Press release: New hope for sufferers of CFS/ME and fibromyalgia on international awareness day

There are finally good news for people with CFS/ME (chronic fatigue syndrome/myalgic encephalomyelitis) and fibromyalgia. For years they have been told that there is no treatment, but in fact there are hundreds of medications that can help. Maija Haavisto's new book features over 250 of them, backed up both by research and the experience of dozens of high-profile CFS/ME and fibromyalgia experts. Every symptom from vertigo to abdominal pain is covered.

Maija Haavisto hopes that her book will instill hope in the sufferers and make doctors more open to non-traditional pharmaceutical approaches. Many patients are anxiously waiting for some miracle cures that the research will bring out, but the Finnish medical writer says there is already plenty that can be done for them.

"You have to abandon the old, simplistic idea that stimulants are for tiredness, antidepressants are for depression, blood pressure drugs are for hypertension, and so on," Haavisto says. "CFS/ME and fibromyalgia can be treated with e.g. Alzheimer's medications, antihistamines, steroid hormones and even some cancer drugs. A sleep aid may help pain and a painkiller can reduce fatigue. The first and so far only FDA-approved fibromyalgia drug Lyrica is in fact an anticonvulsant, an epilepsy drug. But doctors don't know that most anticonvulsants can be used to treat CFS/ME and fibromyalgia."

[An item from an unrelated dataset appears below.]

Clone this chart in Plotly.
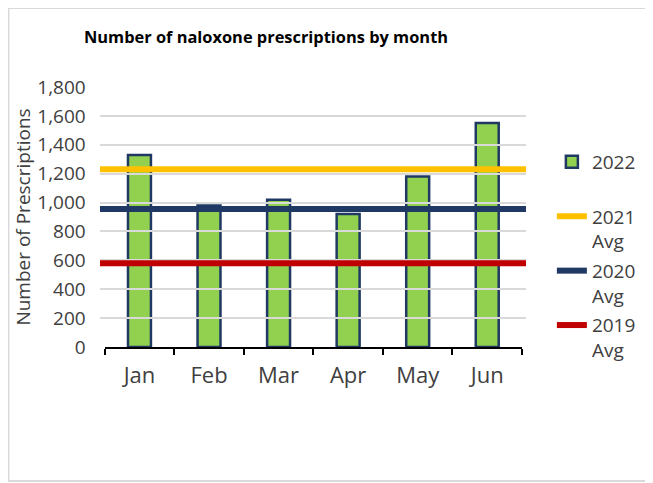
import plotly.graph_objects as go

months = ["Jan", "Feb", "Mar", "Apr", "May", "Jun"]
rx_2022 = [1330, 980, 1020, 920, 1180, 1550]
avg_2021 = 1230
avg_2020 = 955
avg_2019 = 580
y_ticks = [0, 200, 400, 600, 800, 1000, 1200, 1400, 1600, 1800]
y_tick_text = ["0", "200", "400", "600", "800", "1,000", "1,200", "1,400", "1,600", "1,800"]

FONT = "Open Sans"
TXT = "#404040"

# figure is placed 8px in from the page corner by the browser's body margin
W, H = 645, 475
L, R, T, B = 92, 125, 79, 136
PW, PH = W - L - R, H - T - B

fig = go.Figure()
fig.add_trace(go.Bar(
    x=months, y=rx_2022, name="2022<br> ",
    marker=dict(color="#92D050", line=dict(color="#203864", width=2.5)),
    xaxis="x", yaxis="y", legendgroup="a",
))
avg_lines = [
    ("2021<br>Avg", avg_2021, "#FFC000", "b"),
    ("2020<br>Avg", avg_2020, "#203864", "c"),
    ("2019<br>Avg", avg_2019, "#C00000", "d"),
]
for name, val, col, grp in avg_lines:
    fig.add_trace(go.Scatter(
        x=[0, 1], y=[val, val], name=name, mode="lines",
        line=dict(color=col, width=6), xaxis="x2", yaxis="y", legendgroup=grp,
    ))


def px_x(p):
    return (p - L) / PW


def px_y(p):
    return (H - B - p) / PH


fig.update_layout(
    width=W, height=H,
    margin=dict(l=L, r=R, t=T, b=B),
    paper_bgcolor="white",
    plot_bgcolor="rgba(0,0,0,0)",
    font=dict(family=FONT, size=19, color=TXT),
    title=dict(text="<b>Number of naloxone prescriptions by month</b>",
               x=258 / W, xref="container", xanchor="center",
               y=1 - 29 / H, yref="container", yanchor="middle",
               font=dict(family=FONT, size=16.4, color="black")),
    bargap=0.67,
    showlegend=True,
    legend=dict(x=px_x(546), y=px_y(135), xanchor="left", yanchor="top",
                traceorder="grouped", tracegroupgap=2, valign="top",
                bgcolor="rgba(0,0,0,0)", font=dict(size=19, color=TXT)),
    xaxis=dict(domain=[px_x(96.7), px_x(516)], type="category",
               showline=True, linecolor="black", linewidth=2,
               ticks="outside", tickson="boundaries", ticklen=6, tickwidth=2,
               tickcolor="black", showgrid=False, zeroline=False,
               ticklabelstandoff=8,
               tickfont=dict(size=22, color=TXT)),
    xaxis2=dict(domain=[0, 1], range=[0, 1], anchor="y", visible=False,
                showgrid=False, zeroline=False),
    yaxis=dict(range=[0, 1800], tickvals=y_ticks, ticktext=y_tick_text,
               showgrid=True, gridcolor="#D9D9D9", gridwidth=2,
               zeroline=False, showline=False, ticklabelstandoff=18,
               title=dict(text="Number of Prescriptions", standoff=1,
                          font=dict(size=19, color=TXT)),
               tickfont=dict(size=19, color=TXT)),
    shapes=[dict(type="rect", xref="paper", yref="paper",
                 x0=px_x(0), x1=px_x(660), y0=px_y(473), y1=px_y(0),
                 fillcolor="white", line=dict(color="#D9D9D9", width=2),
                 layer="below")],
)

fig.write_html("out.html")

Haavisto has suffered from CFS/ME herself since 2000 and at one point it looked like she would end up in wheelchair. She credits her improvement to a peculiar cocktail of pharmaceuticals - a medication used in drug and alcohol withdrawal, another one indicated for cerebral hemorrhage and a third one for cortical myoclonus, a combination she selected on her doctor's approval.

"It's unbelievable how little treatment most patients are given in this day and age. Many are told 'try not to think about your symptoms too much,' which isn't of much comfort to someone who is wheelchair-bound or in agonizing pain around the clock. Some patients unfortunately end up committing suicide because of hopelessness and despair." Haavisto dedicated her book to a woman who took her own life because she could no longer bear her intractable pain that had lasted for over a decade.

"Unlike most others, professional atheletes who get CFS/ME and fibromyalgia tend to recover," Haavisto points out. "It could be that this is because they are more fit to begin with, but I think it also proves that appropriate treatment can do wonders. These people have excellent doctors who are aggressively trying new treatments, and they get better. It is hardly a coincidence."

Maija Haavisto's book "Reviving the Broken Marionette" is launched world-wide on May 12th, a date that is celebrated as the international CFS/ME/fibromyalgia awareness day after Florence Nightingale's birthday. The nursing pioneer suffered for years from a fatiguing illness, which is now thought to have been CFS/ME or fibromyalgia.